C. M. Padhmanabhan Nair was an Indian politician from Kerala.

==Early life==
C. M. Padhmanabhan Nair was born in the Trikarpur village of Kerala. He was born rich but spent all his wealth to serve society. He was born in a famous Chandera Madiyan family. C. M. Kunhikammaran Nair, C.M Gopalakrishnan Nair and CM Kunhiraman Nair were his brothers.

==Marriage==
The famous poet Vallathol had a very close friendship with CMP and even wanted him to establish a permanent relationship with his family through marriage, as indicated in their correspondence. He also visited CMP in 1949. However, for some reason, perhaps astrological, CMP married Puravangara Indira Amma, related to another notable poet, P. Kunhiraman Nair

Letter from Vallathol

==Political life==
Initially he worked for ordnance factories in various north Indian cities. However, he was attracted to the Indian Independence movement and came back to Kerala after resigning. Inspired by the socialistic philosophy of Jaya Prakash Narayan and Dr. Ram Manohar Lohia, he joined the Socialist Party when it was formed. He contested in the first election in Madras assembly from Hosdurg against the Melath Narayanan Nambiar in 1951. See election reports on the website of Election Commission of India. Though he lost the election, he continued to build the Socialist Party in Kerala, which merged with the Janata Party in 1977.

==Business life==
After spending his hereditary and earned wealth for society and politics, during the 1960s he became disillusioned with politics and started a stationery store in Trikaripur. Unfortunately he could not sustain the shop as most of his customers were poor people who were not able to pay their debts.

He then started CM Agency representing the Patanwala company in Bombay. When he went to Bombay to discuss the business deal, socialist party members gave him a memorable welcome. He was also given a gold medal by B.D. Jetty (former Chief Minister of Karnataka and former President of India) for his achievements during this tenure. However, he was not happy and wanted to create employments by becoming an entrepreneur. He attempted various businesses such as hotel, newspaper, and finance, but he could not sacrifice his humanitarian values for business.

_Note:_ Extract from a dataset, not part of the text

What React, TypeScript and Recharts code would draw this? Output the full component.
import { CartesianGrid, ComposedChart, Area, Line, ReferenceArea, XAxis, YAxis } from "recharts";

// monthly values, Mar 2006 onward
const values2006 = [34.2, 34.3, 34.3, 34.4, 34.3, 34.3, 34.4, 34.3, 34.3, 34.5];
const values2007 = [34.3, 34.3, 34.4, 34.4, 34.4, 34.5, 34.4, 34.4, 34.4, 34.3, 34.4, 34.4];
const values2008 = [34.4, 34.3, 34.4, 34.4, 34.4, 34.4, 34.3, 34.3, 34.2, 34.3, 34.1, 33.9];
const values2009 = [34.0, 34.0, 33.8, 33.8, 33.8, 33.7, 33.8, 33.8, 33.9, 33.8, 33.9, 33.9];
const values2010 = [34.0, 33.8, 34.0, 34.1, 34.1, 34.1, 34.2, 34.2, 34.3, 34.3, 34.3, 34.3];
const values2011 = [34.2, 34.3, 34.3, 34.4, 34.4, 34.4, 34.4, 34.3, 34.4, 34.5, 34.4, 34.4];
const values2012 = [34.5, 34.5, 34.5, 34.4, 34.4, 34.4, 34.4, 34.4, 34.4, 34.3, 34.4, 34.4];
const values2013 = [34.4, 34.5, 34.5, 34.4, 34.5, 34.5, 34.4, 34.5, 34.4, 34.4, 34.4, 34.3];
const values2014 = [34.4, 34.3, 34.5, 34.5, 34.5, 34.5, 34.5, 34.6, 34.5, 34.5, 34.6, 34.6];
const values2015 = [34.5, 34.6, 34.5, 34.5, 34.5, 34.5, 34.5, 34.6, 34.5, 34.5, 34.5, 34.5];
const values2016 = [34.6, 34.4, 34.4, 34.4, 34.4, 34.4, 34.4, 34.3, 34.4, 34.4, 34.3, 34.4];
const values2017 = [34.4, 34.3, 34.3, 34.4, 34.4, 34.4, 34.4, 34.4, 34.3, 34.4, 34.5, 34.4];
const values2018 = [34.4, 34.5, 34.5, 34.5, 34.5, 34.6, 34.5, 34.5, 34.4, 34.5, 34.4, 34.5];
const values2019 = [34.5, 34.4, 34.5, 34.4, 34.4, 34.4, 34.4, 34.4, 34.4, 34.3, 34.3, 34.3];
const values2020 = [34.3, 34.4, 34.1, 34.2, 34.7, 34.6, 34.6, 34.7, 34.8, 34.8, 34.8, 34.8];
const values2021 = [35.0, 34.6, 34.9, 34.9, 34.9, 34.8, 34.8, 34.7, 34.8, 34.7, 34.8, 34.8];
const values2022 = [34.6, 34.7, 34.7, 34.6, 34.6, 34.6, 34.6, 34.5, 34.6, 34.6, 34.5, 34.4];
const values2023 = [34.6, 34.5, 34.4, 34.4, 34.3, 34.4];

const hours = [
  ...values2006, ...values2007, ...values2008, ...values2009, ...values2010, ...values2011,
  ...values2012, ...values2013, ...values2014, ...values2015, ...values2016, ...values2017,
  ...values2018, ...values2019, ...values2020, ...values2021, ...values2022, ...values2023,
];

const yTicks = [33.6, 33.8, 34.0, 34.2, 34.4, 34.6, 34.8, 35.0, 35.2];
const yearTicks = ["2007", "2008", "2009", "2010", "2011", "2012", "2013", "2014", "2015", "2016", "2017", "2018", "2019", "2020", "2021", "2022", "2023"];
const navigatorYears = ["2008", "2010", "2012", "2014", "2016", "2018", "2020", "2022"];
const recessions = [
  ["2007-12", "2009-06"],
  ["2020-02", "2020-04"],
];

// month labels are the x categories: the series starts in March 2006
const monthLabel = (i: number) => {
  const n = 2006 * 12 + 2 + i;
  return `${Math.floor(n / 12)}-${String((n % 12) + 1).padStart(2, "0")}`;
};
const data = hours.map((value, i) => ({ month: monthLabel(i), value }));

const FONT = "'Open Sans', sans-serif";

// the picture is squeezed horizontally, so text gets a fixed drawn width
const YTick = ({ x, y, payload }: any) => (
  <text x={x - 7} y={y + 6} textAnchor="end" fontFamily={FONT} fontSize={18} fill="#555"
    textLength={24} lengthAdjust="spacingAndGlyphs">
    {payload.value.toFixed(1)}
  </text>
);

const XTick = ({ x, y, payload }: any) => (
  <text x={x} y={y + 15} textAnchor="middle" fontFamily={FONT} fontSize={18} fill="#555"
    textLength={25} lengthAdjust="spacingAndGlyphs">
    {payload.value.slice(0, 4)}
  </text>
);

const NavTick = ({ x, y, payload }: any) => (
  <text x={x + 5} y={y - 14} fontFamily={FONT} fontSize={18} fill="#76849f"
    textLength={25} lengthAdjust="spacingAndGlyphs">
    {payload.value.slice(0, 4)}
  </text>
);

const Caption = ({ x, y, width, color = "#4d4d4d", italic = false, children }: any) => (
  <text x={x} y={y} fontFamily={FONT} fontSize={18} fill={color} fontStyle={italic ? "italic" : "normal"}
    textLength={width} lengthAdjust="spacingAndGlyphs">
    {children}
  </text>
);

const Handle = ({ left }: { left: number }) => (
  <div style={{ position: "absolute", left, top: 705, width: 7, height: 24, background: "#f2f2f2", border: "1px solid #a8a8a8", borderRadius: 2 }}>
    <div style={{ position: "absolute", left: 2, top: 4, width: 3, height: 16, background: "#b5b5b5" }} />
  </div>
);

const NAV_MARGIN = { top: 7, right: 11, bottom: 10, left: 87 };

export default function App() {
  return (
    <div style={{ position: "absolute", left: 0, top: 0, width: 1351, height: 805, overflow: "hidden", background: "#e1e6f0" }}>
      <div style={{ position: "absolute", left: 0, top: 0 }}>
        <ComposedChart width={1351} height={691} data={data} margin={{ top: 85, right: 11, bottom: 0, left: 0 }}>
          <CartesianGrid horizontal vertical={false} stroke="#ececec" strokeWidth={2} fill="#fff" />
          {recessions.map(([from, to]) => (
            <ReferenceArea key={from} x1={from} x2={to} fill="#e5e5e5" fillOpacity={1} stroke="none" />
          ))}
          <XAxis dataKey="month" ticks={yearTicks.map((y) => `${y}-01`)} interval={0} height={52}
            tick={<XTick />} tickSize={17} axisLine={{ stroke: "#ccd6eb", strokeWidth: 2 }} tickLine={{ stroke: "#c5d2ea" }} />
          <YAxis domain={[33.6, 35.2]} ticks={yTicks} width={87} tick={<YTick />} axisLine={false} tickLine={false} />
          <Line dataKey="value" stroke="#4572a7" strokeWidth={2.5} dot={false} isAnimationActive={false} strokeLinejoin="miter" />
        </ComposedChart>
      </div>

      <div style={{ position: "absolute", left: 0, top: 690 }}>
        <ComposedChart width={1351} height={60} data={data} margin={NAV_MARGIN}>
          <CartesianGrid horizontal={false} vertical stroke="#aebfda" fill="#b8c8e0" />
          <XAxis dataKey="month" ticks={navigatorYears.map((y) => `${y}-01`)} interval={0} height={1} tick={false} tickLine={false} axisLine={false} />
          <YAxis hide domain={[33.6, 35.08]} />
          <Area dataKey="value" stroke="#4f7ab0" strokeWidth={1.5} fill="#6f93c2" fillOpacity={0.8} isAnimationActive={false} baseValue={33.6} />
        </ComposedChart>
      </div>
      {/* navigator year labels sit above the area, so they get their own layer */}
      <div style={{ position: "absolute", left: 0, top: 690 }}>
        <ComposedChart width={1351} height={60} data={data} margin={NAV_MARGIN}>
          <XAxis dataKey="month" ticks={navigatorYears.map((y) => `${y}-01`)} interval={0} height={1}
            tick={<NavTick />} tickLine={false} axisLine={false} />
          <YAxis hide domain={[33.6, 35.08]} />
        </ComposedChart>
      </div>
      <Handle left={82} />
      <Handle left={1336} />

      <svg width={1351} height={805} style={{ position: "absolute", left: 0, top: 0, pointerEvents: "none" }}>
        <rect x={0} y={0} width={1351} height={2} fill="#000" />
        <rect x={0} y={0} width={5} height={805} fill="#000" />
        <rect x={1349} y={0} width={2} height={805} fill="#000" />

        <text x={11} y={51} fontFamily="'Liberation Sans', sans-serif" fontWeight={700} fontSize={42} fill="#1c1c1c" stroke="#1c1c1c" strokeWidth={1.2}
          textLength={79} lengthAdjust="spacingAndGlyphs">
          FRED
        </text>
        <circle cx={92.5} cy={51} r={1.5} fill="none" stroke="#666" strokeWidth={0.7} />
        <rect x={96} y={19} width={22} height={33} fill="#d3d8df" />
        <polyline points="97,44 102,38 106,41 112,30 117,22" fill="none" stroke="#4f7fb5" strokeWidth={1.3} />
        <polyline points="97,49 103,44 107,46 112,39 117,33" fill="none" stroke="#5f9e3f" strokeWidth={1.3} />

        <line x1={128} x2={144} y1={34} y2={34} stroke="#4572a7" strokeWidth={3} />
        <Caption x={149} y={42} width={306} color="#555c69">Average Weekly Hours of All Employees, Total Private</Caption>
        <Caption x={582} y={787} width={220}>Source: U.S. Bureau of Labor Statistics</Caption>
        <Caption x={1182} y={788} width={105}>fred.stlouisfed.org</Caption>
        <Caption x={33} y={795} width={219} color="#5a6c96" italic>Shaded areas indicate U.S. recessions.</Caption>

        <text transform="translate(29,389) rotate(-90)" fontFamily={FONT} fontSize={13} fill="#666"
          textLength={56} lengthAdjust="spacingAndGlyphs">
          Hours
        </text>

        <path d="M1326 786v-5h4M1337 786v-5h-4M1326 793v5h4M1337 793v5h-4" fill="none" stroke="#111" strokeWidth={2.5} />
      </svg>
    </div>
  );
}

He soon realised that he could not succeed in business and went to various holy places without informing anyone.

==Return to political life==
After a few failed business ventures, he came back to Kerala in response to an invitation from K. Chandrasekharan and M. P. Veerendrakumar. Active members of the socialist party such as Sri Karthambu Mistri and Sri Koran Master played an important role in convincing him to return to politics. After coming back he served as the chairman of the party at Cannanore District. He started living in Bellikoth, Ajanoor, Kanhangad in the house inherited by his wife.

==Contributions during emergency==
He was one of the few leaders who actively and courageously opposed emergency declared by the government. He was arrested during emergency and placed in jail till 1977 when the emergency was lifted.

==Contributions to cooperative sector==
He played a critical role in establishing many cooperative institutions in Kerala. He held positions in many cooperative societies such as Trikaripur Cooperative Bank, Cooperative Store, Rural Housing Society, Malabar District Bank, Nileshwaram, and Coconut Marketing Society. His term as president of the Kottacherry Cooperative Society is noteworthy due to the progress he made during his tenure (1977–1978).

==Death==
He died on 11 June 1978 due to a heart attack. The people of Trikarpur have built a library in the town in his name as a memorial.

The Janata Party National Executive council held on 11 July 1978 under the Prime Minister Morarji Desai honored him and a few other party leaders by observing a moment of silence, as per the minutes of the meeting.